Personal information
- Full name: Israel Eliab
- Born: 16 January 1991 (age 35) Kokopo, East New Britain, Papua New Guinea
- Height: 178 cm (5 ft 10 in)
- Weight: 93 kg (14 st 9 lb)

Playing information
- Position: Five-eighth, Centre
Club
| Years | Team | Pld | T | G | FG | P |
| 2011 | Rabaul Gurias | 15 | 2 | 0 | 1 | 9 |
| 2012–13 | Port Moresby Vipers | 35 | 5 | 0 | 2 | 22 |
| 2014–15 | PNG Hunters | 44 | 29 | 0 | 2 | 60 |
| 2016 | London Broncos | 8 | 3 | 0 | 0 | 12 |
| 2016(loan) | → London Skolars | 6 | 4 | 0 | 0 | 16 |
| 2017– | PNG Hunters | 6 | 1 | 0 | 0 | 4 |
|  | Total | 114 | 44 | 0 | 5 | 123 |
Representative
| Years | Team | Pld | T | G | FG | P |
| 2012–14 | PNG Prime Minister's XIII | 3 | 2 | 1 | 0 | 10 |
| 2013–17 | Papua New Guinea | 5 | 0 | 0 | 0 | 0 |
- Source: As of 9 November 2023

= Israel Eliab =

PNG international rugby league footballer

Israel Eliab (born 16 January 1991) is a Papua New Guinea professional rugby league footballer who played for the PNG Hunters in the Queensland Cup. A Papua New Guinea international, most notably at the 2013 World Cup.

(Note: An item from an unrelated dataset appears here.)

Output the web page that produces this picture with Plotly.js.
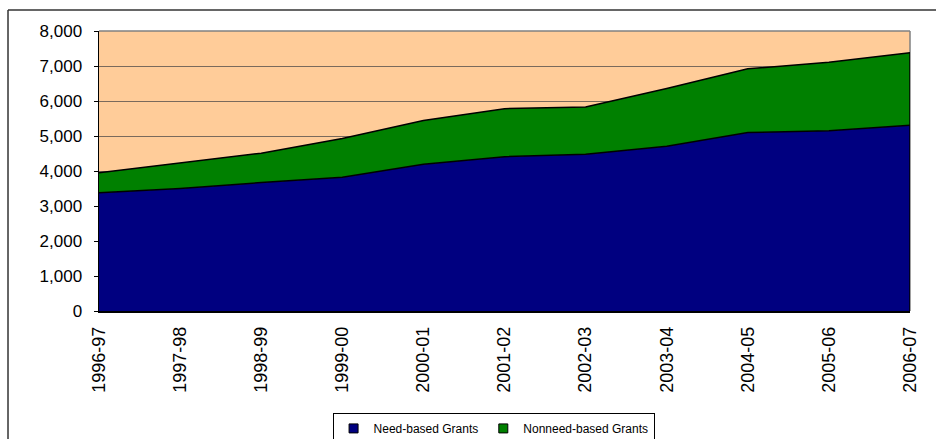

Eliab previously played for the London Broncos in the Championship.

==Background==
Eliab was born and raised in the small town of Kokopo in the East New Britain Province of Papua New Guinea. He comes from a mixed parentage of East New Britain and Manus.

==Playing career==
He started off playing in the domestic competition (Digicel Cup) in PNG for the Rabaul Gurias. Israel previously played for the Port Moresby Vipers with whom he won a premiership title in 2013. He then played for the Papua New Guinea Hunters in the Queensland Intrust Super Cup competition, for which he is also the captain. His position is at five-eighth, but has also played at halfback and centre as well.

Eliab captained PNG's rugby league nines side at the 2015 Pacific Games. He captained the 13-aside team in the 2015 Melanesian Cup.

Eliab spent the 2016 season with the London Broncos in the Championship. He has also spent part of 2016 on loan at the London Skolars.